━━━━━ DATA FOR PROCESSING ━━━━━
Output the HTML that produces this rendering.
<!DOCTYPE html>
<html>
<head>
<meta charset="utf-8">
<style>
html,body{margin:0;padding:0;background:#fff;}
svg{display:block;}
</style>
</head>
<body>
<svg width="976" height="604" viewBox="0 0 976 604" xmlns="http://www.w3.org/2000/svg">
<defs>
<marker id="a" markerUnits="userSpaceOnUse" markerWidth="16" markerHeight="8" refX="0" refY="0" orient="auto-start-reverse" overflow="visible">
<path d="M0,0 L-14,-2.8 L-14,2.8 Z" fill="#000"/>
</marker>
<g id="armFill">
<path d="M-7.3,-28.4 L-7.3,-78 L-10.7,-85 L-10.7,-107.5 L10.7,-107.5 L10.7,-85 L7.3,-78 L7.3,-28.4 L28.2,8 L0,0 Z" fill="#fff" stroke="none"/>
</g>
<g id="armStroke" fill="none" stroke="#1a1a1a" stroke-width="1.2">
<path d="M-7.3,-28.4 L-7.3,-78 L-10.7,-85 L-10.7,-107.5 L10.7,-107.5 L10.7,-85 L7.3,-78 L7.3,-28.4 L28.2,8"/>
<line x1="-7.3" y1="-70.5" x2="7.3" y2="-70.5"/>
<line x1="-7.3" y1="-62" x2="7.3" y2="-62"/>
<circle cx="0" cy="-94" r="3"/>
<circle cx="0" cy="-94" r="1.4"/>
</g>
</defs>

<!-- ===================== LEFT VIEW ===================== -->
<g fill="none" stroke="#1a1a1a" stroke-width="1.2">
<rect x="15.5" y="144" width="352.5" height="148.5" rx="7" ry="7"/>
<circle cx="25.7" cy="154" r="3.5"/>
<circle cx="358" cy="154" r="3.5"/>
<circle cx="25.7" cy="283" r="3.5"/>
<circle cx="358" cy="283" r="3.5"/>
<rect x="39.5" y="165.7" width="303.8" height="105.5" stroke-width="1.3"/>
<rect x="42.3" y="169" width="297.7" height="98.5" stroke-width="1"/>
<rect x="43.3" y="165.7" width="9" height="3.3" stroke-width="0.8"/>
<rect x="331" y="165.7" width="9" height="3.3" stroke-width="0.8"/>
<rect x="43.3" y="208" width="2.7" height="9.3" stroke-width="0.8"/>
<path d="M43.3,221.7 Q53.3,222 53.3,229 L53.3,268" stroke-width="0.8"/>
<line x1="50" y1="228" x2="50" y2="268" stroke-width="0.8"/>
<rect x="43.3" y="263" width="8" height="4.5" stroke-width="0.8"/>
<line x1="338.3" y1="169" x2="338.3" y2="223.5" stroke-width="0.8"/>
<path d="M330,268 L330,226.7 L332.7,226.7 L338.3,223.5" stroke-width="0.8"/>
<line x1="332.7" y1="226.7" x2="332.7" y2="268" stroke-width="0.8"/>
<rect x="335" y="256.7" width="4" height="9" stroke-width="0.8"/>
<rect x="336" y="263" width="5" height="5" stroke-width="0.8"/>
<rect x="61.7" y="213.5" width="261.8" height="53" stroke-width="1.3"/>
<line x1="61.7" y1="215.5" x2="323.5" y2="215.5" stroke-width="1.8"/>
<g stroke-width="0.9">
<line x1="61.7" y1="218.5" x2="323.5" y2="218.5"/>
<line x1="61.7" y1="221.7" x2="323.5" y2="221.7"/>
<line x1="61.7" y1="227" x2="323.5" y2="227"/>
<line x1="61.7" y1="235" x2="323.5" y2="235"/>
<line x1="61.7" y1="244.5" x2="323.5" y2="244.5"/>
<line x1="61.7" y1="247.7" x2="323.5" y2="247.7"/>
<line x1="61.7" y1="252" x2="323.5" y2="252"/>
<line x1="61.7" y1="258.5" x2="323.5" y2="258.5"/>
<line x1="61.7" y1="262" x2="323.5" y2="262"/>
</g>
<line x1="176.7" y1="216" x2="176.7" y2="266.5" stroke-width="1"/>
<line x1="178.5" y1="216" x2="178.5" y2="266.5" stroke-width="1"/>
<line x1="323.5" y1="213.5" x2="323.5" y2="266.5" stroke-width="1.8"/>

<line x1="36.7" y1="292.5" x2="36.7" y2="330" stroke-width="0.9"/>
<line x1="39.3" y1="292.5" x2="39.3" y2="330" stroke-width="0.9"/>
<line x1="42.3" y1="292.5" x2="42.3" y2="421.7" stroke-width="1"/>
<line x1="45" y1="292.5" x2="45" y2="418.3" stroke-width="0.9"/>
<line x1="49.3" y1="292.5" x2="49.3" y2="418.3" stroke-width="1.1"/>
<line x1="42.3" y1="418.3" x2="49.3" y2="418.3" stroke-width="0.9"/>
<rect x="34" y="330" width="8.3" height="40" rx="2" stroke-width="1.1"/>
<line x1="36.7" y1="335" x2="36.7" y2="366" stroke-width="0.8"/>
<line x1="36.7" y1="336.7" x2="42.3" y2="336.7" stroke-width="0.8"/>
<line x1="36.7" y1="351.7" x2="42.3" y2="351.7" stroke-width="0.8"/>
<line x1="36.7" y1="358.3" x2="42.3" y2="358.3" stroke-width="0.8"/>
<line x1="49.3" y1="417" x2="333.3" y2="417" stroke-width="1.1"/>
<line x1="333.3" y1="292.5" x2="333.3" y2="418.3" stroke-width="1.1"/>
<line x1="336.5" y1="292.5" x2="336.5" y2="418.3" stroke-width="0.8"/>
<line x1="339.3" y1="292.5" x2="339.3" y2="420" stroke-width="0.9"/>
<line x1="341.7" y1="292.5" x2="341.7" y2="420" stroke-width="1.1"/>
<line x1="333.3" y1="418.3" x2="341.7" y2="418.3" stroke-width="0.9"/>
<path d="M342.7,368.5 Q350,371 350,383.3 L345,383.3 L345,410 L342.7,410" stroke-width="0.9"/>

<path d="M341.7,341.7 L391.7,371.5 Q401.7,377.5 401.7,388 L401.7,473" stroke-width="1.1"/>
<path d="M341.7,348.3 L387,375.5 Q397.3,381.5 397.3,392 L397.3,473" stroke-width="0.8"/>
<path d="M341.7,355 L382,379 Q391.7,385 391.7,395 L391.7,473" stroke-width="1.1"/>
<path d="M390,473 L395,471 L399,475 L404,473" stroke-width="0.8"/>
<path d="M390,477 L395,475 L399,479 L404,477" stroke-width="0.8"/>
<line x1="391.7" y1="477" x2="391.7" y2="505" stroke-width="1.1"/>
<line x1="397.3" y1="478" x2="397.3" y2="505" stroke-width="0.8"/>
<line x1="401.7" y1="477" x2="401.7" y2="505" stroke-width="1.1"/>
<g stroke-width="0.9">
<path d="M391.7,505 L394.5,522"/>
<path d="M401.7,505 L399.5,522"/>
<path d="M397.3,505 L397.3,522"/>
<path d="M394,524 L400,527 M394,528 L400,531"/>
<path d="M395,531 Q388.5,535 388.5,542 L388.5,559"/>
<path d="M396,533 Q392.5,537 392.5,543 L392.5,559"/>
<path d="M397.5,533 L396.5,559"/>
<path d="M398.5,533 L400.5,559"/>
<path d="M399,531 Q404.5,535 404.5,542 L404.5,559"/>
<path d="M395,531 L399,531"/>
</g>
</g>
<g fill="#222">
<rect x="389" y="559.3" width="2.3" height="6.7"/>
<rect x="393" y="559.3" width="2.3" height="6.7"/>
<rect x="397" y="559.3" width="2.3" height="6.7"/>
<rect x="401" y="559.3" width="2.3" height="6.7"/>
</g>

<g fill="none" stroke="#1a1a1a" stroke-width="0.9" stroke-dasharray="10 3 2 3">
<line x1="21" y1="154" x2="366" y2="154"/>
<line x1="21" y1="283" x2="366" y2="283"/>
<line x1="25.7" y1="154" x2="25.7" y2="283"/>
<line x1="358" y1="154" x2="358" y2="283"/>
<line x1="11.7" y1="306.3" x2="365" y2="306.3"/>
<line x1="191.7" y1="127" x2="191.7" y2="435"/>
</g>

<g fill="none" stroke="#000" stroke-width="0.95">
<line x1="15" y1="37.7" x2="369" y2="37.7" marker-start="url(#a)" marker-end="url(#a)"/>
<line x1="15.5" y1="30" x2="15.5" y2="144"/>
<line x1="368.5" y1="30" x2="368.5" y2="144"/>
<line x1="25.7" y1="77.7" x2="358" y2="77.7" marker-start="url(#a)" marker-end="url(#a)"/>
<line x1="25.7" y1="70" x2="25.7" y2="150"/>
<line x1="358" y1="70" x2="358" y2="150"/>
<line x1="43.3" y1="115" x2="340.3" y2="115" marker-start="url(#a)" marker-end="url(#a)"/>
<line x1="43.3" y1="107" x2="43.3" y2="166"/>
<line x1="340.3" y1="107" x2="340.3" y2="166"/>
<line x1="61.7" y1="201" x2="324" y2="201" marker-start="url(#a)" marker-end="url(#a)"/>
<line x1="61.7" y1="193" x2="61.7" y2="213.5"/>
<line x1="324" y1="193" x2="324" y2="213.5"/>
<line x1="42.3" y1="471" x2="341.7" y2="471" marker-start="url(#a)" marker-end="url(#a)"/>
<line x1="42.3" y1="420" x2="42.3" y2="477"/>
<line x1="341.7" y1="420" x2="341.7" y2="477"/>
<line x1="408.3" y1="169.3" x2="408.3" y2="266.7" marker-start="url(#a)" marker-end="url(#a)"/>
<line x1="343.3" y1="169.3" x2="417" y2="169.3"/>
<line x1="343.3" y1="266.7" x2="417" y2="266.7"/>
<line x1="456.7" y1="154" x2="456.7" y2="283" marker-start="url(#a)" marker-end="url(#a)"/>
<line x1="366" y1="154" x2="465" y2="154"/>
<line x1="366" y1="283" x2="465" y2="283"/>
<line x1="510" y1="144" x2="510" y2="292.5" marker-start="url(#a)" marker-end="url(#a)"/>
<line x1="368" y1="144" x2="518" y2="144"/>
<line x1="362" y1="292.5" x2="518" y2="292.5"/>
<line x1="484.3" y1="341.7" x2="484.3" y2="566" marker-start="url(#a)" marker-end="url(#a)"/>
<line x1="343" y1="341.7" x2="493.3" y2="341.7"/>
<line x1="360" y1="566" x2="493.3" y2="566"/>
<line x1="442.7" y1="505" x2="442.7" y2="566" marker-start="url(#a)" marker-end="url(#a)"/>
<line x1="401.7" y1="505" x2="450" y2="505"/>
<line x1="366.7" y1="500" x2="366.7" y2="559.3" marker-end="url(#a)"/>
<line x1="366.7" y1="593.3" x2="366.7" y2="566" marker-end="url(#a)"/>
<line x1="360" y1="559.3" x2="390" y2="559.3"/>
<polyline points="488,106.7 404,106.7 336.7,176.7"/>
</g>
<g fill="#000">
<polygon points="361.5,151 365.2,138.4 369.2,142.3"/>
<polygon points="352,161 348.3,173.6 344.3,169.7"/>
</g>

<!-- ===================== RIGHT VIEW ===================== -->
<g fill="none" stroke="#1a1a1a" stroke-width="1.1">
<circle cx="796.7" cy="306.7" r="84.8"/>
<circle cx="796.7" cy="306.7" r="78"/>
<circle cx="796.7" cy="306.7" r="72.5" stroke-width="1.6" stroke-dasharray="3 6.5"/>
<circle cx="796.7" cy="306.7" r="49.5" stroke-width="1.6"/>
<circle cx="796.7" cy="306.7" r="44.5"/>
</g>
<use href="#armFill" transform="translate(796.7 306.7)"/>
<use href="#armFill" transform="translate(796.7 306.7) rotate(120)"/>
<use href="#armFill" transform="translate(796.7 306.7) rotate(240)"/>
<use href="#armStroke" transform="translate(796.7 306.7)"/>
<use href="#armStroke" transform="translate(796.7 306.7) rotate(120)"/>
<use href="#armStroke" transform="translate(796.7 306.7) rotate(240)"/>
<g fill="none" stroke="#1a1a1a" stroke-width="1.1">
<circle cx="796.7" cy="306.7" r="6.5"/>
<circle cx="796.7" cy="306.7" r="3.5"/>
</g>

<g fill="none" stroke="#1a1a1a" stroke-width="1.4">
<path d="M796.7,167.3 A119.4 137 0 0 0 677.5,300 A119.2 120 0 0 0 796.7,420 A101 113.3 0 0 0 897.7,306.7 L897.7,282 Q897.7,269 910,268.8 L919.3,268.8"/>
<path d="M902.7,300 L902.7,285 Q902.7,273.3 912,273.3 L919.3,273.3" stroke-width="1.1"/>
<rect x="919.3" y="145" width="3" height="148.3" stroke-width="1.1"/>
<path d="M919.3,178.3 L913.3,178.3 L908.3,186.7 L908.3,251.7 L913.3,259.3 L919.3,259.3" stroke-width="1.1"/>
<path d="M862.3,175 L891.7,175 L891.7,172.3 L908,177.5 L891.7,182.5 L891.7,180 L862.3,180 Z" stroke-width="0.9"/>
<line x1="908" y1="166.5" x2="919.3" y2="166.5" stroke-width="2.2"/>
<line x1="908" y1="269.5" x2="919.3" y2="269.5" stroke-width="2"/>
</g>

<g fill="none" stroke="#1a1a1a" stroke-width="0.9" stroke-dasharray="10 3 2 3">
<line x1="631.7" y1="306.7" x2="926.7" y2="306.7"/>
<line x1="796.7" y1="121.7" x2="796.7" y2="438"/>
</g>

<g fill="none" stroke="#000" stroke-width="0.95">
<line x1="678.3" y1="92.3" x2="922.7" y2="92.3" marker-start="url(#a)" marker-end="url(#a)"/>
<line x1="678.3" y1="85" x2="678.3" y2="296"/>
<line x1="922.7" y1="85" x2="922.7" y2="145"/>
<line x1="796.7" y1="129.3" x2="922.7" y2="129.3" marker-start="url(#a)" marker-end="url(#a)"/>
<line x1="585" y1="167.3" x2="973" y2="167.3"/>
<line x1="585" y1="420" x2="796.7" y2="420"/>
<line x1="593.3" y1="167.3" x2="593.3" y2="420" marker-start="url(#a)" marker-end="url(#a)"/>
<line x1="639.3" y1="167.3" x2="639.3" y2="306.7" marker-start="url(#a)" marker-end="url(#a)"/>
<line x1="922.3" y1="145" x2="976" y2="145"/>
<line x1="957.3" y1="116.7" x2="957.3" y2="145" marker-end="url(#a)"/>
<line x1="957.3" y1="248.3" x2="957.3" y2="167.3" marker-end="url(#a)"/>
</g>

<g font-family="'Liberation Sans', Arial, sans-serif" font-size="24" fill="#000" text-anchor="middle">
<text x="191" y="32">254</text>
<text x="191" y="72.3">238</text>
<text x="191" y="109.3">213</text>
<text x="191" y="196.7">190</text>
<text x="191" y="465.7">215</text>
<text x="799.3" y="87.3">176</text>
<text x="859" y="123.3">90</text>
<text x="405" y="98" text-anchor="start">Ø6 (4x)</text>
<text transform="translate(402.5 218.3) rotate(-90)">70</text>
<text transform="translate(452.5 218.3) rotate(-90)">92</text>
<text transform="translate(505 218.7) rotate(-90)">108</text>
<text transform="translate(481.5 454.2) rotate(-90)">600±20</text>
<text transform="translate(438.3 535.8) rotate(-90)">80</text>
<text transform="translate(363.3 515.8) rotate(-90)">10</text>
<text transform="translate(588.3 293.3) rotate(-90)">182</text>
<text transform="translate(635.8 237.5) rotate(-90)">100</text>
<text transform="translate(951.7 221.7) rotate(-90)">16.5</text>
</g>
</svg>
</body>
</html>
━━━━━
━━━━━ DATA FOR PROCESSING ━━━━━
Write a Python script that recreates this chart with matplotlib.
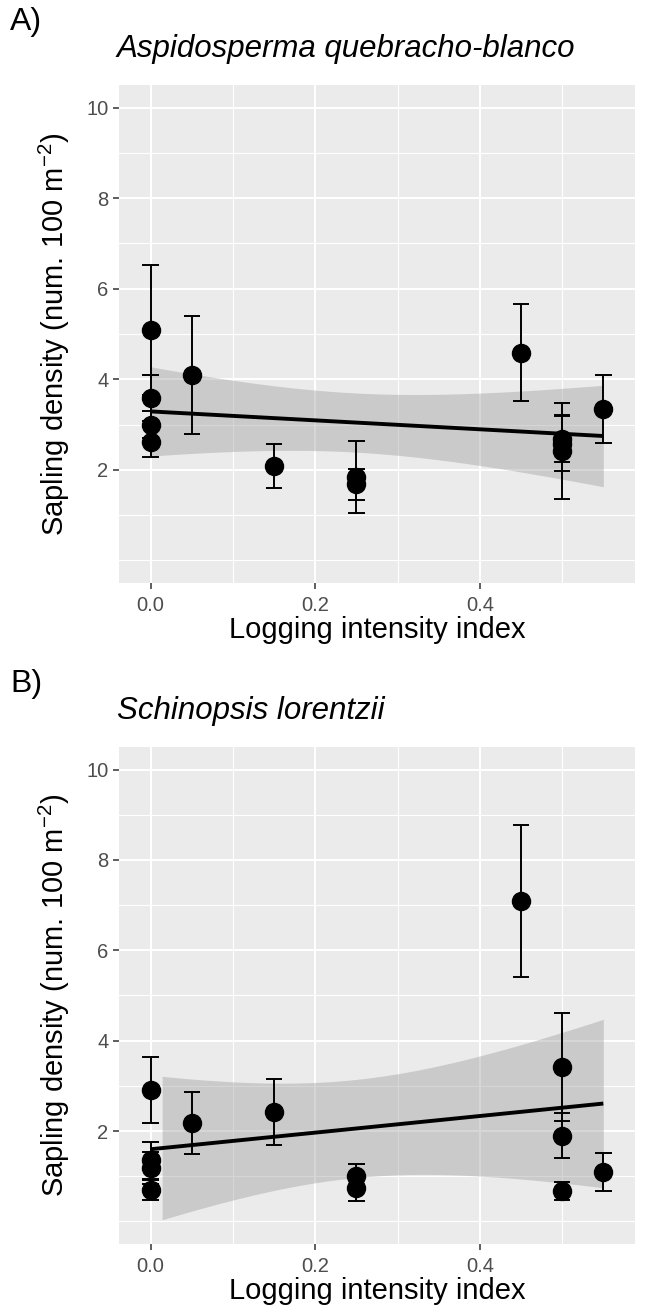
━━━━━
WRITTEN PROBLEM: Give the count of lines in the listing that hold the word "this", with no other text.

WRITTEN SOLUTION: 2